Первый раз это было ошибкой. Люси осталась тогда дома одна — Кирилл в больнице, родители на работе. Она билась в агонии, плакала и выла, царапая грудную клетку. Сердце было слишком большим. В самую плохую секунду она подумала, что не переживёт. А затем её ненормальная способность вступилась за неё, и внутри перестало так дико болеть, и распухшие было сосуды вернулись в прежнее состояние.
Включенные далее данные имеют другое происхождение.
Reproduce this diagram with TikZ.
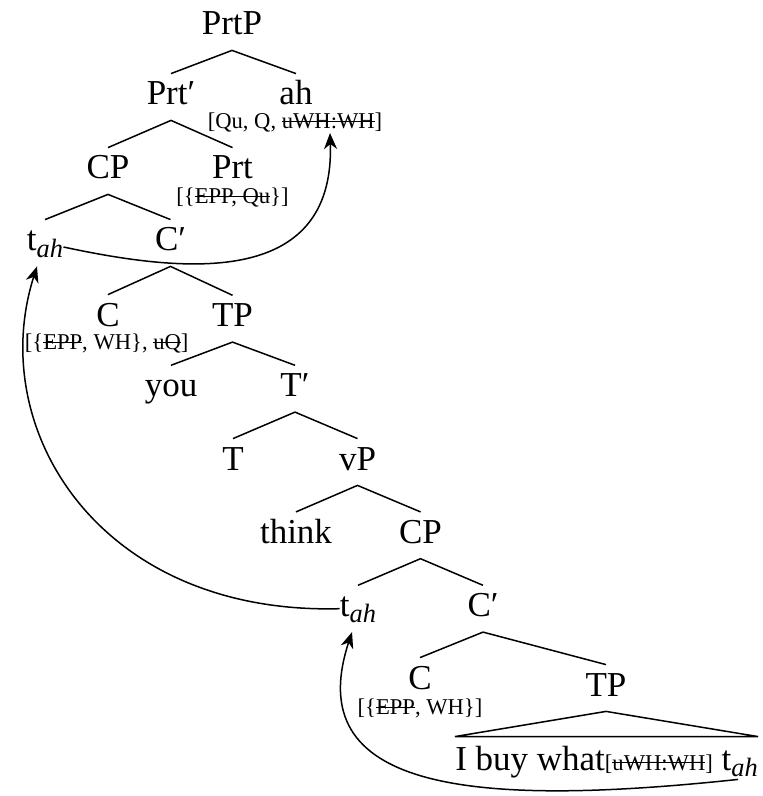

Люси могла быть такой, какой хотела. Но она не такого просила! Не такого! Она хотела стать опорой брату, а не каким-то свободно-морфным существом! Девочка плакала в ковёр, икала и твердила себе, что ненавидит собственную глупость. Если просить чего-то от судьбы, то просить чётко.
Глупая девчонка.
А тело, кстати, и по форме менять можно. Люси — десятилетняя девочка, ещё ребёнок — наблюдала за окружающими и пробовала подражать. Здесь мягче черты. Здесь фигура гибче. И всё нужно было возвращать к исходному состоянию перед контактом с родителями или прочими знакомыми, потому что не стоило им подозревать её в чём-то плохом. То, что она делает, это ведь не плохо? Она ведь никому зла не причиняет, даже себе. Всё в порядке?
Всё ли?
Потом она затронула элемент, до этого старательно избегаемый. Затронула, ужаснулась, вновь коснулась, вновь отшатнулась, а затем её способность заело, и Люси в отчаянии метнулась в комнату брата, тогда приехавшего из колледжа к ним на каникулы. У него была отдельная спальня, а стены голубыми. Люси — с волосами ярко-циановыми, такого поразительного голубого оттенка, и вся в слезах, потому что она знала, что только что сделала со своим телом.